▶ WHAT TO PRODUCE
Omit all pictures, then retype the data exactly as given.
-- START DATA BLOCK --
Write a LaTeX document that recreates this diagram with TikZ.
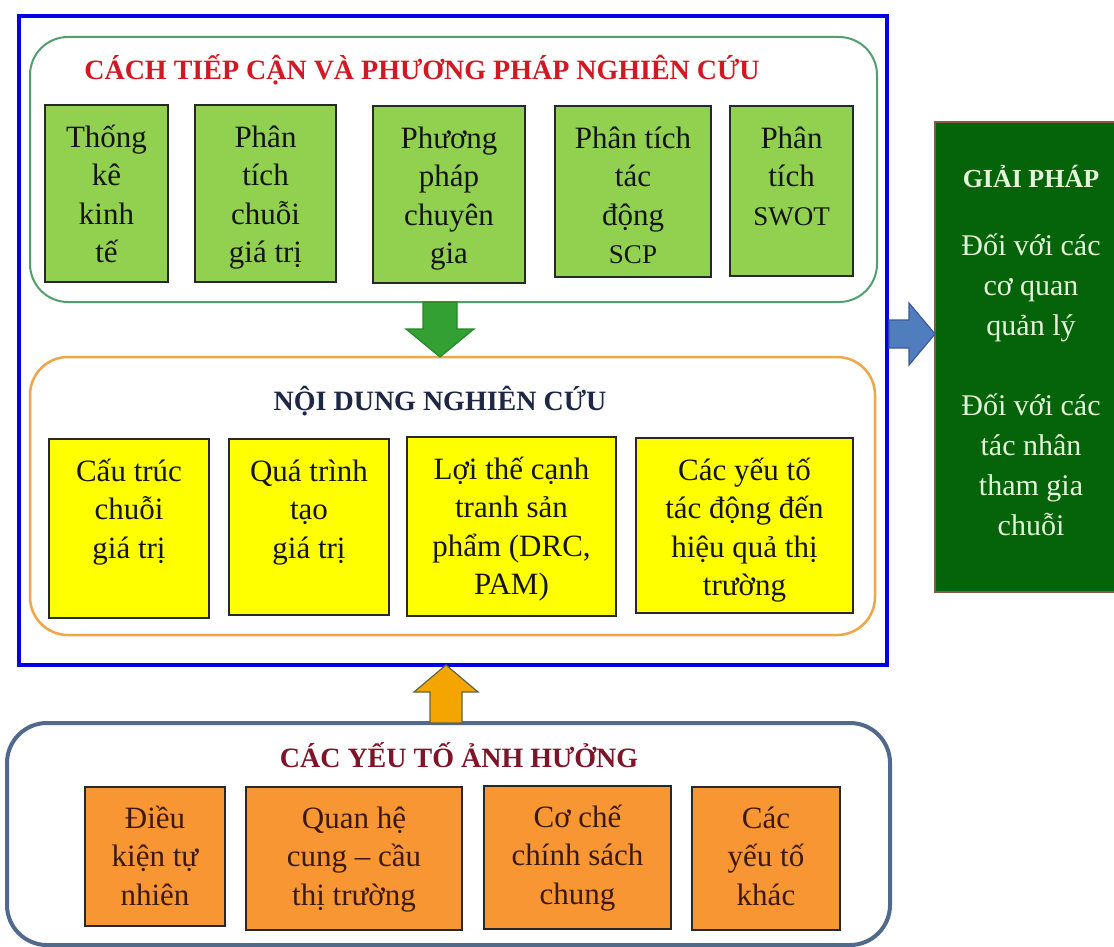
\documentclass[tikz,border=0pt]{standalone}
\usepackage{fontspec}
\setmainfont{Liberation Serif}
\usetikzlibrary{fit,calc}
\definecolor{mainblue}{RGB}{0,0,230}
\definecolor{grnline}{RGB}{80,160,110}
\definecolor{orgline}{RGB}{240,165,70}
\definecolor{slate}{RGB}{80,105,140}
\definecolor{lgreen}{RGB}{146,208,80}
\definecolor{yel}{RGB}{255,255,0}
\definecolor{orng}{RGB}{247,150,50}
\definecolor{dkgreen}{RGB}{5,100,10}
\definecolor{solborder}{RGB}{130,90,70}
\definecolor{solText}{RGB}{228,245,218}
\definecolor{boxline}{RGB}{40,40,40}
\definecolor{txtdark}{RGB}{20,20,20}
\definecolor{txtbrown}{RGB}{60,25,10}
\definecolor{ttlred}{RGB}{210,25,35}
\definecolor{ttlnavy}{RGB}{30,40,70}
\definecolor{ttldkred}{RGB}{125,20,40}
\definecolor{garrow}{RGB}{50,160,50}
\definecolor{garrowline}{RGB}{40,135,40}
\definecolor{oarrow}{RGB}{245,165,0}
\definecolor{oarrowline}{RGB}{95,100,70}
\definecolor{barrow}{RGB}{80,125,190}
\definecolor{barrowline}{RGB}{60,90,150}
\begin{document}
\begin{tikzpicture}[x=1pt,y=-1pt,
  frame/.style={inner sep=0pt, outer sep=0pt},
  box/.style={draw=boxline, line width=1.6pt, inner sep=0pt, outer sep=0pt},
  gbox/.style={box, fill=lgreen},
  ybox/.style={box, fill=yel},
  obox/.style={box, fill=orng},
  btext/.style={align=center, inner sep=0pt, anchor=north, text=txtdark,
    font=\fontsize{31}{38.5}\selectfont},
  otext/.style={btext, text=txtbrown},
  soltext/.style={align=center, inner sep=0pt, anchor=north, text=solText,
    font=\fontsize{30}{40}\selectfont},
  ttl/.style={anchor=base, inner sep=0pt, font=\bfseries\fontsize{28}{34}\selectfont},
  blockarrow/.style={line width=1.2pt, line join=miter},
]
\useasboundingbox (0,0) rectangle (1114,947);
\fill[white] (0,0) rectangle (1114,947);

% frames
\node[frame, draw=mainblue, line width=4.5pt, fit={(19,16) (887,665)}] (main) {};
\node[frame, draw=grnline, line width=2pt, rounded corners=38pt, fit={(30,37) (877,302)}] (approach) {};
\node[frame, draw=orgline, line width=2.5pt, rounded corners=38pt, fit={(30,357) (875,635)}] (content) {};
\node[frame, draw=slate, line width=4pt, rounded corners=40pt, fit={(7,723) (890,945)}] (factors) {};
\node[frame, fill=dkgreen, fit={(935,122) (1114,592)}] (sol) {};
\draw[solborder, line width=1.2pt] (sol.north east) -- (sol.north west) -- (sol.south west) -- (sol.south east);

% titles
\node[ttl, text=ttlred] (approachT) at (422,80) {CÁCH TIẾP CẬN VÀ PHƯƠNG PHÁP NGHIÊN CỨU};
\node[ttl, text=ttlnavy] (contentT) at (440,410) {NỘI DUNG NGHIÊN CỨU};
\node[ttl, text=ttldkred] (factorsT) at (459,767) {CÁC YẾU TỐ ẢNH HƯỞNG};

% green boxes
\node[gbox, fit={(45,105) (168,282)}] (g1) {};
\node[gbox, fit={(195,105) (336,282)}] (g2) {};
\node[gbox, fit={(373,106) (525,283)}] (g3) {};
\node[gbox, fit={(555,106) (711,277)}] (g4) {};
\node[gbox, fit={(730,106) (853,276)}] (g5) {};
\node[btext, yshift=-15pt] (g1t) at (g1.north) {\strut Thống\\kê\\kinh\\tế};
\node[btext, yshift=-15pt] (g2t) at (g2.north) {\strut Phân\\tích\\chuỗi\\giá trị};
\node[btext, yshift=-15pt] (g3t) at (g3.north) {\strut Phương\\pháp\\chuyên\\gia};
\node[btext, yshift=-15pt] (g4t) at (g4.north) {\strut Phân tích\\tác\\động\\{\fontsize{27}{38.5}\selectfont SCP}};
\node[btext, yshift=-15pt] (g5t) at (g5.north) {\strut Phân\\tích\\{\fontsize{27}{38.5}\selectfont SWOT}};

% yellow boxes
\node[ybox, fit={(49,439) (209,618)}] (y1) {};
\node[ybox, fit={(229,439) (389,615)}] (y2) {};
\node[ybox, fit={(407,437) (616,616)}] (y3) {};
\node[ybox, fit={(636,438) (853,613)}] (y4) {};
\node[btext, yshift=-15pt] (y1t) at (y1.north) {\strut Cấu trúc\\chuỗi\\giá trị};
\node[btext, yshift=-15pt] (y2t) at (y2.north) {\strut Quá trình\\tạo\\giá trị};
\node[btext, yshift=-15pt] (y3t) at (y3.north) {\strut Lợi thế cạnh\\tranh sản\\phẩm (DRC,\\PAM)};
\node[btext, yshift=-15pt] (y4t) at (y4.north) {\strut Các yếu tố\\tác động đến\\hiệu quả thị\\trường};

% orange boxes
\node[obox, fit={(85,787) (225,926)}] (o1) {};
\node[obox, fit={(246,787) (462,930)}] (o2) {};
\node[obox, fit={(484,786) (671,929)}] (o3) {};
\node[obox, fit={(692,787) (840,930)}] (o4) {};
\node[otext, yshift=-14pt] (o1t) at (o1.north) {\strut Điều\\kiện tự\\nhiên};
\node[otext, yshift=-14pt] (o2t) at (o2.north) {\strut Quan hệ\\cung – cầu\\thị trường};
\node[otext, yshift=-14pt] (o3t) at (o3.north) {\strut Cơ chế\\chính sách\\chung};
\node[otext, yshift=-14pt] (o4t) at (o4.north) {\strut Các\\yếu tố\\khác};

% solution texts
\node[anchor=base, inner sep=0pt, text=solText, font=\bfseries\fontsize{26}{32}\selectfont] (solT) at (1031,187) {GIẢI PHÁP};
\node[soltext] (sol1) at (1031,227) {\strut Đối với các\\cơ quan\\quản lý};
\node[soltext] (sol2) at (1031,387) {\strut Đối với các\\tác nhân\\tham gia\\chuỗi};

% block arrows
\coordinate (gax) at (440,0);
\coordinate (gs) at (gax |- approach.south);
\coordinate (gt) at (gax |- content.north);
\draw[blockarrow, fill=garrow, draw=garrowline]
  ($(gs)+(-17,0)$) -- ($(gt)+(-17,-28)$) -- ($(gt)+(-34,-28)$) -- (gt)
  -- ($(gt)+(34,-28)$) -- ($(gt)+(17,-28)$) -- ($(gs)+(17,0)$) -- cycle;

\coordinate (oax) at (446,0);
\coordinate (os) at (oax |- factors.north);
\coordinate (ot) at (oax |- main.south);
\draw[blockarrow, fill=oarrow, draw=oarrowline]
  ($(os)+(-16,0)$) -- ($(ot)+(-16,27)$) -- ($(ot)+(-32,27)$) -- (ot)
  -- ($(ot)+(32,27)$) -- ($(ot)+(16,27)$) -- ($(os)+(16,0)$) -- cycle;

\coordinate (bay) at (0,334);
\coordinate (bs) at (main.east |- bay);
\coordinate (bt) at (sol.west |- bay);
\draw[blockarrow, fill=barrow, draw=barrowline]
  ($(bs)+(2,-14)$) -- ($(bt)+(-26,-14)$) -- ($(bt)+(-26,-31)$) -- (bt)
  -- ($(bt)+(-26,31)$) -- ($(bt)+(-26,14)$) -- ($(bs)+(2,14)$) -- cycle;
\end{tikzpicture}
\end{document}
-- END DATA BLOCK --
▶ FULL ANSWER
Write a LaTeX document that recreates this diagram with TikZ.
\documentclass[tikz,border=0pt]{standalone}
\usepackage{fontspec}
\setmainfont{Liberation Serif}
\usetikzlibrary{fit,calc}
\definecolor{mainblue}{RGB}{0,0,230}
\definecolor{grnline}{RGB}{80,160,110}
\definecolor{orgline}{RGB}{240,165,70}
\definecolor{slate}{RGB}{80,105,140}
\definecolor{lgreen}{RGB}{146,208,80}
\definecolor{yel}{RGB}{255,255,0}
\definecolor{orng}{RGB}{247,150,50}
\definecolor{dkgreen}{RGB}{5,100,10}
\definecolor{solborder}{RGB}{130,90,70}
\definecolor{solText}{RGB}{228,245,218}
\definecolor{boxline}{RGB}{40,40,40}
\definecolor{txtdark}{RGB}{20,20,20}
\definecolor{txtbrown}{RGB}{60,25,10}
\definecolor{ttlred}{RGB}{210,25,35}
\definecolor{ttlnavy}{RGB}{30,40,70}
\definecolor{ttldkred}{RGB}{125,20,40}
\definecolor{garrow}{RGB}{50,160,50}
\definecolor{garrowline}{RGB}{40,135,40}
\definecolor{oarrow}{RGB}{245,165,0}
\definecolor{oarrowline}{RGB}{95,100,70}
\definecolor{barrow}{RGB}{80,125,190}
\definecolor{barrowline}{RGB}{60,90,150}
\begin{document}
\begin{tikzpicture}[x=1pt,y=-1pt,
  frame/.style={inner sep=0pt, outer sep=0pt},
  box/.style={draw=boxline, line width=1.6pt, inner sep=0pt, outer sep=0pt},
  gbox/.style={box, fill=lgreen},
  ybox/.style={box, fill=yel},
  obox/.style={box, fill=orng},
  btext/.style={align=center, inner sep=0pt, anchor=north, text=txtdark,
    font=\fontsize{31}{38.5}\selectfont},
  otext/.style={btext, text=txtbrown},
  soltext/.style={align=center, inner sep=0pt, anchor=north, text=solText,
    font=\fontsize{30}{40}\selectfont},
  ttl/.style={anchor=base, inner sep=0pt, font=\bfseries\fontsize{28}{34}\selectfont},
  blockarrow/.style={line width=1.2pt, line join=miter},
]
\useasboundingbox (0,0) rectangle (1114,947);
\fill[white] (0,0) rectangle (1114,947);

% frames
\node[frame, draw=mainblue, line width=4.5pt, fit={(19,16) (887,665)}] (main) {};
\node[frame, draw=grnline, line width=2pt, rounded corners=38pt, fit={(30,37) (877,302)}] (approach) {};
\node[frame, draw=orgline, line width=2.5pt, rounded corners=38pt, fit={(30,357) (875,635)}] (content) {};
\node[frame, draw=slate, line width=4pt, rounded corners=40pt, fit={(7,723) (890,945)}] (factors) {};
\node[frame, fill=dkgreen, fit={(935,122) (1114,592)}] (sol) {};
\draw[solborder, line width=1.2pt] (sol.north east) -- (sol.north west) -- (sol.south west) -- (sol.south east);

% titles
\node[ttl, text=ttlred] (approachT) at (422,80) {CÁCH TIẾP CẬN VÀ PHƯƠNG PHÁP NGHIÊN CỨU};
\node[ttl, text=ttlnavy] (contentT) at (440,410) {NỘI DUNG NGHIÊN CỨU};
\node[ttl, text=ttldkred] (factorsT) at (459,767) {CÁC YẾU TỐ ẢNH HƯỞNG};

% green boxes
\node[gbox, fit={(45,105) (168,282)}] (g1) {};
\node[gbox, fit={(195,105) (336,282)}] (g2) {};
\node[gbox, fit={(373,106) (525,283)}] (g3) {};
\node[gbox, fit={(555,106) (711,277)}] (g4) {};
\node[gbox, fit={(730,106) (853,276)}] (g5) {};
\node[btext, yshift=-15pt] (g1t) at (g1.north) {\strut Thống\\kê\\kinh\\tế};
\node[btext, yshift=-15pt] (g2t) at (g2.north) {\strut Phân\\tích\\chuỗi\\giá trị};
\node[btext, yshift=-15pt] (g3t) at (g3.north) {\strut Phương\\pháp\\chuyên\\gia};
\node[btext, yshift=-15pt] (g4t) at (g4.north) {\strut Phân tích\\tác\\động\\{\fontsize{27}{38.5}\selectfont SCP}};
\node[btext, yshift=-15pt] (g5t) at (g5.north) {\strut Phân\\tích\\{\fontsize{27}{38.5}\selectfont SWOT}};

% yellow boxes
\node[ybox, fit={(49,439) (209,618)}] (y1) {};
\node[ybox, fit={(229,439) (389,615)}] (y2) {};
\node[ybox, fit={(407,437) (616,616)}] (y3) {};
\node[ybox, fit={(636,438) (853,613)}] (y4) {};
\node[btext, yshift=-15pt] (y1t) at (y1.north) {\strut Cấu trúc\\chuỗi\\giá trị};
\node[btext, yshift=-15pt] (y2t) at (y2.north) {\strut Quá trình\\tạo\\giá trị};
\node[btext, yshift=-15pt] (y3t) at (y3.north) {\strut Lợi thế cạnh\\tranh sản\\phẩm (DRC,\\PAM)};
\node[btext, yshift=-15pt] (y4t) at (y4.north) {\strut Các yếu tố\\tác động đến\\hiệu quả thị\\trường};

% orange boxes
\node[obox, fit={(85,787) (225,926)}] (o1) {};
\node[obox, fit={(246,787) (462,930)}] (o2) {};
\node[obox, fit={(484,786) (671,929)}] (o3) {};
\node[obox, fit={(692,787) (840,930)}] (o4) {};
\node[otext, yshift=-14pt] (o1t) at (o1.north) {\strut Điều\\kiện tự\\nhiên};
\node[otext, yshift=-14pt] (o2t) at (o2.north) {\strut Quan hệ\\cung – cầu\\thị trường};
\node[otext, yshift=-14pt] (o3t) at (o3.north) {\strut Cơ chế\\chính sách\\chung};
\node[otext, yshift=-14pt] (o4t) at (o4.north) {\strut Các\\yếu tố\\khác};

% solution texts
\node[anchor=base, inner sep=0pt, text=solText, font=\bfseries\fontsize{26}{32}\selectfont] (solT) at (1031,187) {GIẢI PHÁP};
\node[soltext] (sol1) at (1031,227) {\strut Đối với các\\cơ quan\\quản lý};
\node[soltext] (sol2) at (1031,387) {\strut Đối với các\\tác nhân\\tham gia\\chuỗi};

% block arrows
\coordinate (gax) at (440,0);
\coordinate (gs) at (gax |- approach.south);
\coordinate (gt) at (gax |- content.north);
\draw[blockarrow, fill=garrow, draw=garrowline]
  ($(gs)+(-17,0)$) -- ($(gt)+(-17,-28)$) -- ($(gt)+(-34,-28)$) -- (gt)
  -- ($(gt)+(34,-28)$) -- ($(gt)+(17,-28)$) -- ($(gs)+(17,0)$) -- cycle;

\coordinate (oax) at (446,0);
\coordinate (os) at (oax |- factors.north);
\coordinate (ot) at (oax |- main.south);
\draw[blockarrow, fill=oarrow, draw=oarrowline]
  ($(os)+(-16,0)$) -- ($(ot)+(-16,27)$) -- ($(ot)+(-32,27)$) -- (ot)
  -- ($(ot)+(32,27)$) -- ($(ot)+(16,27)$) -- ($(os)+(16,0)$) -- cycle;

\coordinate (bay) at (0,334);
\coordinate (bs) at (main.east |- bay);
\coordinate (bt) at (sol.west |- bay);
\draw[blockarrow, fill=barrow, draw=barrowline]
  ($(bs)+(2,-14)$) -- ($(bt)+(-26,-14)$) -- ($(bt)+(-26,-31)$) -- (bt)
  -- ($(bt)+(-26,31)$) -- ($(bt)+(-26,14)$) -- ($(bs)+(2,14)$) -- cycle;
\end{tikzpicture}
\end{document}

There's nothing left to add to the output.